What happens when national government makes an announcement on the eve of your public engagement workshops, advising that the nation stays indoors? With events lined up for West Midlands Combined Authority in two cities the next day, quick thinking (and cancelling hotels and travel) was needed.

To get the workshop online, I considered how transferrable the content was. I had to find out if the group was willing and teched-up enough to try something different; alongside my own lack of technical skills, (pretty easily overcome with a few practices over the weekend).

Resources were posted in advance, so people had everything they needed to take part. As well design templates and ranking cards, standard things like flipchart, post-its and sharpies were posted.

Planning how to capture outputs was important, with camera phones on hand and the record function activated in Zoom. Lining up a note keeper meant I could concentrate on the workshop flow and eye contact.

So how did it go?

A full house of participants and no technical issues (thanks Zoom!). Housekeeping was different; mainly agreeing how we’d let each other know when we needed breaks and how we’d share back with each other.

Pandora holding up three post-its, with images of a cup of tea, a toilet, and of someone stretching.
Visual cue cards for taking breaks…Stretching, Food and Toilet!
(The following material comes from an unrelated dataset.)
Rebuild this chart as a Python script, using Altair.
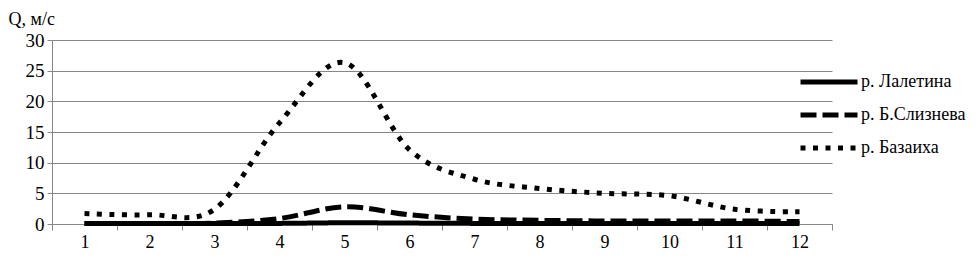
import altair as alt
import pandas as pd

months = list(range(1, 13))
series_names = ["р. Лалетина", "р. Б.Слизнева", "р. Базаиха"]
laletina = [0.1, 0.1, 0.1, 0.1, 0.2, 0.15, 0.1, 0.1, 0.1, 0.1, 0.1, 0.1]
slizneva = [0.1, 0.1, 0.15, 0.9, 2.8, 1.5, 0.8, 0.6, 0.5, 0.5, 0.5, 0.4]
bazaikha = [1.7, 1.5, 2.4, 16.5, 26.3, 12.1, 7.3, 5.8, 5.0, 4.6, 2.4, 2.0]
y_ticks = [0, 5, 10, 15, 20, 25, 30]
x_ticks = [v / 2 for v in range(1, 26)]

rows = []
for name, vals in zip(series_names, [laletina, slizneva, bazaikha]):
    for m, v in zip(months, vals):
        rows.append({"month": m, "Q": v, "series": name})
df = pd.DataFrame(rows)

FONT = "Liberation Serif, Times New Roman, serif"

chart = alt.Chart(df).mark_line(
    color="black", strokeWidth=5, interpolate="cardinal", strokeCap="butt"
).encode(
    x=alt.X(
        "month:Q",
        scale=alt.Scale(domain=[0.5, 12.5], nice=False, zero=False),
        axis=alt.Axis(
            title=None,
            values=x_ticks,
            grid=False,
            labelExpr="datum.value % 1 === 0 ? datum.value : ''",
            tickOpacity={"condition": {"test": "datum.value % 1 === 0", "value": 0}, "value": 1},
            tickSize=6,
            tickColor="#868686",
            domainColor="#868686",
            labelFont=FONT,
            labelFontSize=18,
            labelColor="black",
            labelPadding=3,
        ),
    ),
    y=alt.Y(
        "Q:Q",
        scale=alt.Scale(domain=[0, 30], nice=False),
        axis=alt.Axis(
            title="Q, м/с",
            titleAngle=0,
            titleX=-44,
            titleY=-16,
            titleAlign="left",
            titleBaseline="alphabetic",
            titleFont=FONT,
            titleFontSize=18,
            titleFontWeight="normal",
            titleColor="black",
            values=y_ticks,
            gridColor="#868686",
            gridWidth=1,
            domainColor="#868686",
            tickColor="#868686",
            tickSize=5,
            labelFont=FONT,
            labelFontSize=19,
            labelColor="black",
            labelPadding=3,
        ),
    ),
    strokeDash=alt.StrokeDash(
        "series:N",
        scale=alt.Scale(domain=series_names, range=[[1, 0], [16, 6], [5, 7.5]]),
        legend=alt.Legend(
            title=None,
            orient="none",
            legendX=746,
            legendY=27,
            symbolType="stroke",
            symbolSize=3249,
            symbolStrokeWidth=5,
            symbolStrokeColor="black",
            labelFont=FONT,
            labelFontSize=18,
            labelColor="black",
            labelOffset=1,
            clipHeight=30,
            rowPadding=3,
        ),
    ),
).properties(
    width=780,
    height=184,
    autosize=alt.AutoSizeParams(type="none"),
    padding={"left": 44, "top": 32, "right": 139, "bottom": 27},
).configure_view(stroke=None)

chart.save("out.html", embed_options={"renderer": "svg", "actions": False})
The secret to this workshop was doing lots of prep with the group beforehand; finding out about additional needs and building a strong relationship with one diamond member first before taking the wider group online. My kitchen table was full of post-its for each exercise, but also quick ideas to build trust…top tip for adapting to being at home…most embarrassing thing that might happen in the background on my camera etc.

What worked was how people adapted. Once over the embarrassment of seeing themselves on screen, they seemed comfortable to exist in a 2-D box and dived happily into the resources we had posted.  This meant we could go through each stage, drawing out insight, pooling ideas, and keep laughing along the way.

Seven people on a video call, with five participants showing post-its saying: working happily; happy; relieved; happy; different
One word feedback on how participants felt afterwards

What worked less well was not knowing in advance the space people had around them. One person had zero desk space for the exercises and got around this by sharing ideas verbally. 

It’s a different challenge compared with being in a physical, neutral space. Everyone is in the same situation, dealing with feelings of mild intrusion and self-consciousness. But online is here for a while, so let’s get on board and make it an amazing experience.